During his tenure, 14 parishes were established and several schools to accommodate the growing number of Catholics moving to North Texas from across the country and other parts of the world.

But there is no erasing a dark shadow cast across the diocese during Grahmann’s tenure, one brought on by a sexual abuse scandal that pitted Catholics against Catholics; a jury verdict that cost the diocese millions of dollars; another jury verdict that brought life sentences for a pedophile priest; outcries and fallouts from the re-assignments of several priests, and what Catholic community and business leaders said was a diocese divided because Grahmann did not resign, even when a coadjutor for the Dallas diocese was named.

In July 1997, a Dallas County jury found the diocese liable for failing to act on years’ of warnings about Father Rudy Kos, accused of sexual misconduct with 11 altar boys, and for fraud and conspiracy to hide the priest’s crimes from parishioners and police. The diocese later reached an agreement with the victims for approximately $35.6 million, with the diocese paying approximately $11.6 million, with the insurance carriers paying the remainder.

In 1998, Kos was convicted of aggravated sexual assault of former altar boys and was sentenced to life in prison.

After the settlement, Grahmann apologized to the victims, their families and said “the decisions made concerning Rudy Kos were errors in human judgment. We accept the burden of the verdict.”

Grahmann later wrote of the events: “It was a painful and agonizing time for the victims and their families, for the church and for me personally. I have a deep sorrow in my heart that will never go away.”

In 2002, the U.S. bishops convened a conference in Dallas and adopted safeguards for the protection of children in Catholic schools and parishes.

In 2006, he turned 75 and submitted his resignation to Pope Benedict XVI and was replaced the following year by Farrell, a native of Dublin, Ireland.

The Dallas Diocese is now home to more than 1 million Catholics.

In retirement, Grahmann spent time in Dallas and at his home in Hallettsville and assisted with confirmations in Dallas and San Antonio.

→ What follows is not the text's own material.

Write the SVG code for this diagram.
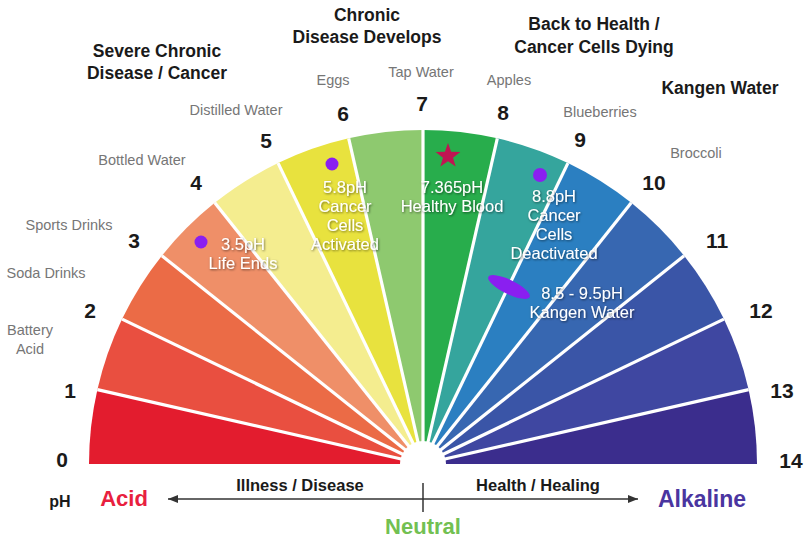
<svg xmlns="http://www.w3.org/2000/svg" width="805" height="540" viewBox="0 0 805 540">
<defs>
<style>
.num{font-family:"Liberation Sans",Arial,sans-serif;font-weight:bold;font-size:21px;fill:#1a1a1a;text-anchor:middle}
.food{font-family:"Liberation Sans",Arial,sans-serif;font-size:14.5px;fill:#767676;text-anchor:middle}
.head{font-family:"Liberation Sans",Arial,sans-serif;font-weight:bold;font-size:17.5px;fill:#1a1a1a;text-anchor:middle}
.in{font-family:"Liberation Sans",Arial,sans-serif;font-size:16.5px;fill:#ffffff;text-anchor:middle;filter:url(#sh)}
.sep{stroke:#ffffff;stroke-width:3.2}
.dot{fill:#8a1ff0}
.axis{font-family:"Liberation Sans",Arial,sans-serif;font-weight:bold;text-anchor:middle}
</style>
<filter id="sh" x="-20%" y="-40%" width="140%" height="180%">
<feDropShadow dx="0.8" dy="1" stdDeviation="0.9" flood-color="#000" flood-opacity="0.55"/>
</filter>
<marker id="ah" viewBox="0 0 10 8" refX="10" refY="4" markerWidth="10" markerHeight="8" markerUnits="userSpaceOnUse" orient="auto-start-reverse">
<path d="M0,0 L10,4 L0,8 Z" fill="#333"/>
</marker>
</defs>
<rect width="805" height="540" fill="#ffffff"/>

<g id="segments">
<path id="seg0" d="M423,464 L89,464 A334,334 0 0 1 97.37,389.68 Z" fill="#e31c2e"/>
<path id="seg1" d="M423,464 L97.37,389.68 A334,334 0 0 1 122.08,319.08 Z" fill="#e94f40"/>
<path id="seg2" d="M423,464 L122.08,319.08 A334,334 0 0 1 161.87,255.75 Z" fill="#eb6b46"/>
<path id="seg3" d="M423,464 L161.87,255.75 A334,334 0 0 1 214.75,202.87 Z" fill="#ef8f68"/>
<path id="seg4" d="M423,464 L214.75,202.87 A334,334 0 0 1 278.08,163.08 Z" fill="#f4ed8f"/>
<path id="seg5" d="M423,464 L278.08,163.08 A334,334 0 0 1 348.68,138.37 Z" fill="#e8e23e"/>
<path id="seg6" d="M423,464 L348.68,138.37 A334,334 0 0 1 423,130 Z" fill="#8ec96f"/>
<path id="seg7" d="M423,464 L423,130 A334,334 0 0 1 497.32,138.37 Z" fill="#28ad4c"/>
<path id="seg8" d="M423,464 L497.32,138.37 A334,334 0 0 1 567.92,163.08 Z" fill="#35a59d"/>
<path id="seg9" d="M423,464 L567.92,163.08 A334,334 0 0 1 631.25,202.87 Z" fill="#2b7fc1"/>
<path id="seg10" d="M423,464 L631.25,202.87 A334,334 0 0 1 684.13,255.75 Z" fill="#3767b1"/>
<path id="seg11" d="M423,464 L684.13,255.75 A334,334 0 0 1 723.92,319.08 Z" fill="#3a55a7"/>
<path id="seg12" d="M423,464 L723.92,319.08 A334,334 0 0 1 748.63,389.68 Z" fill="#3f47a1"/>
<path id="seg13" d="M423,464 L748.63,389.68 A334,334 0 0 1 757,464 Z" fill="#3b2d8d"/>
</g>

<g id="separators">
<line class="sep" x1="423" y1="464" x2="97.37" y2="389.68"/>
<line class="sep" x1="423" y1="464" x2="122.08" y2="319.08"/>
<line class="sep" x1="423" y1="464" x2="161.87" y2="255.75"/>
<line class="sep" x1="423" y1="464" x2="214.75" y2="202.87"/>
<line class="sep" x1="423" y1="464" x2="278.08" y2="163.08"/>
<line class="sep" x1="423" y1="464" x2="348.68" y2="138.37"/>
<line class="sep" x1="423" y1="464" x2="423" y2="130"/>
<line class="sep" x1="423" y1="464" x2="497.32" y2="138.37"/>
<line class="sep" x1="423" y1="464" x2="567.92" y2="163.08"/>
<line class="sep" x1="423" y1="464" x2="631.25" y2="202.87"/>
<line class="sep" x1="423" y1="464" x2="684.13" y2="255.75"/>
<line class="sep" x1="423" y1="464" x2="723.92" y2="319.08"/>
<line class="sep" x1="423" y1="464" x2="748.63" y2="389.68"/>
<circle cx="423" cy="464" r="23" fill="#ffffff"/>
<rect x="80" y="465" width="690" height="4" fill="#ffffff"/>
</g>

<g id="numbers">
<text class="num" x="62" y="467">0</text>
<text class="num" x="70" y="398">1</text>
<text class="num" x="90" y="318">2</text>
<text class="num" x="134" y="248">3</text>
<text class="num" x="196" y="190">4</text>
<text class="num" x="266" y="148">5</text>
<text class="num" x="343" y="121">6</text>
<text class="num" x="422" y="111">7</text>
<text class="num" x="503" y="120">8</text>
<text class="num" x="580" y="147">9</text>
<text class="num" x="654" y="190">10</text>
<text class="num" x="717" y="248">11</text>
<text class="num" x="761" y="318">12</text>
<text class="num" x="782" y="398">13</text>
<text class="num" x="791" y="468">14</text>
</g>

<g id="foods">
<text class="food" x="30" y="335">Battery</text>
<text class="food" x="30" y="354">Acid</text>
<text class="food" x="46" y="278">Soda Drinks</text>
<text class="food" x="69" y="230">Sports Drinks</text>
<text class="food" x="142" y="165">Bottled Water</text>
<text class="food" x="236" y="115">Distilled Water</text>
<text class="food" x="333" y="85">Eggs</text>
<text class="food" x="421" y="77">Tap Water</text>
<text class="food" x="509" y="85">Apples</text>
<text class="food" x="600" y="117">Blueberries</text>
<text class="food" x="696" y="158">Broccoli</text>
</g>

<g id="headings">
<text class="head" x="157" y="57">Severe Chronic</text>
<text class="head" x="157" y="79">Disease / Cancer</text>
<text class="head" x="367" y="21">Chronic</text>
<text class="head" x="367" y="43">Disease Develops</text>
<text class="head" x="594" y="30">Back to Health /</text>
<text class="head" x="594" y="53">Cancer Cells Dying</text>
<text class="head" x="720" y="94">Kangen Water</text>
</g>

<g id="annotations">
<circle class="dot" cx="201" cy="242" r="6.5"/>
<text class="in" x="243" y="250">3.5pH</text>
<text class="in" x="243" y="269">Life Ends</text>

<circle class="dot" cx="332" cy="164" r="6.5"/>
<text class="in" x="345" y="193">5.8pH</text>
<text class="in" x="345" y="212">Cancer</text>
<text class="in" x="345" y="231">Cells</text>
<text class="in" x="345" y="250">Activated</text>

<path d="M448,143 L451.12,151.71 L460.36,151.98 L453.04,157.64 L455.64,166.52 L448,161.3 L440.36,166.52 L442.96,157.64 L435.64,151.98 L444.88,151.71 Z" fill="#c01552"/>
<text class="in" x="452" y="193">7.365pH</text>
<text class="in" x="452" y="212">Healthy Blood</text>

<circle class="dot" cx="540" cy="175" r="7"/>
<text class="in" x="554" y="202">8.8pH</text>
<text class="in" x="554" y="221">Cancer</text>
<text class="in" x="554" y="240">Cells</text>
<text class="in" x="554" y="259">Deactivated</text>

<ellipse class="dot" cx="509" cy="287" rx="23" ry="7" transform="rotate(26 509 287)"/>
<text class="in" x="582" y="299">8.5 - 9.5pH</text>
<text class="in" x="582" y="318">Kangen Water</text>
</g>

<g id="axis">
<line x1="168" y1="499" x2="638" y2="499" stroke="#333" stroke-width="1.5" marker-start="url(#ah)" marker-end="url(#ah)"/>
<line x1="423" y1="483" x2="423" y2="512" stroke="#333" stroke-width="1.5"/>
<text class="axis" x="60" y="507" font-size="16" fill="#1a1a1a">pH</text>
<text class="axis" x="124" y="506" font-size="22" fill="#e8203e">Acid</text>
<text class="axis" x="300" y="491" font-size="16.5" fill="#1a1a1a">Illness / Disease</text>
<text class="axis" x="538" y="491" font-size="16.5" fill="#1a1a1a">Health / Healing</text>
<text class="axis" x="702" y="507" font-size="23" fill="#4a35a0">Alkaline</text>
<text class="axis" x="423" y="534" font-size="22" fill="#72c052">Neutral</text>
</g>
</svg>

In 2012, when his health began to deteriorate, he moved to Casa de Padres, the retirement home for priests and brothers in San Antonio.

He was preceded in death by his parents and three sisters, Rita Zaruba, and Sister Anastasia and Sister Sylvia, both of whom were Sisters of the Incarnate Word and Blessed Sacrament.

He is survived by five brothers, Nicholas Jr., Marcus, Jerome, Fred and Lasallian Brother Nicholas, and two sisters, Anita Spangle and Mary Ann Michalke. He has 25 nephews and nieces, grandnephews and nieces and two great-grand nephews.